WHAT NEEDS TO BE DONE: Pick out each line below containing "matplotlib".

COLLECTED MATERIAL:
::::
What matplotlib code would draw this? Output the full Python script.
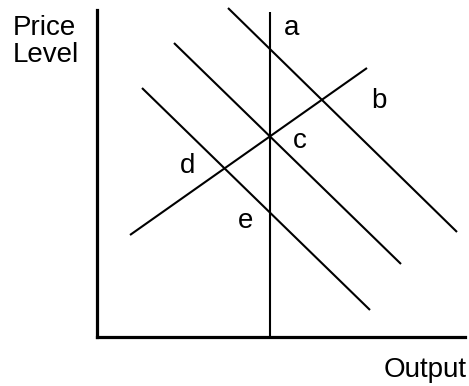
import matplotlib
matplotlib.use("Agg")
import matplotlib.pyplot as plt

plt.rcParams['font.family'] = ['Liberation Sans', 'DejaVu Sans']

# Diagram geometry (output on x, price level on y), origin at the axes corner
axis_x_end = 368
axis_y_end = 327

lras_q = [173, 173]
lras_p = [0, 325]

ad_upper_q = [131, 360]
ad_upper_p = [329, 105]
ad_middle_q = [77, 304]
ad_middle_p = [294, 73]
ad_lower_q = [45, 273]
ad_lower_p = [249, 27]

sras_q = [33, 270]
sras_p = [102, 269]

point_labels = ["a", "b", "c", "d", "e"]
label_q = [187, 274, 196, 83, 141]
label_p = [302, 229, 189, 164, 109]

y_title = ["Price", "Level"]
x_title = "Output"

fig = plt.figure(figsize=(4.69, 3.86), dpi=100)
ax = fig.add_axes([0, 0, 1, 1])
ax.set_xlim(-97, 372)
ax.set_ylim(-49, 337)
ax.axis("off")

lw_axis = 2.3
lw_line = 1.5
ax.plot([0, axis_x_end], [0, 0], color="black", lw=lw_axis, solid_capstyle="projecting")
ax.plot([0, 0], [0, axis_y_end], color="black", lw=lw_axis, solid_capstyle="projecting")

for q, p in [(lras_q, lras_p), (ad_upper_q, ad_upper_p), (ad_middle_q, ad_middle_p),
             (ad_lower_q, ad_lower_p), (sras_q, sras_p)]:
    ax.plot(q, p, color="black", lw=lw_line, solid_capstyle="butt")

fs = 20
for lab, q, p in zip(point_labels, label_q, label_p):
    ax.text(q, p, lab, fontsize=fs, ha="left", va="baseline")

ax.text(-84, 302, y_title[0], fontsize=fs, ha="left", va="baseline")
ax.text(-84, 275, y_title[1], fontsize=fs, ha="left", va="baseline")
ax.text(287, -40, x_title, fontsize=fs, ha="left", va="baseline")

fig.savefig("out.png", dpi=100)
::::
RESULT FOR THIS TASK:
What matplotlib code would draw this? Output the full Python script.
import matplotlib
matplotlib.use("Agg")
import matplotlib.pyplot as plt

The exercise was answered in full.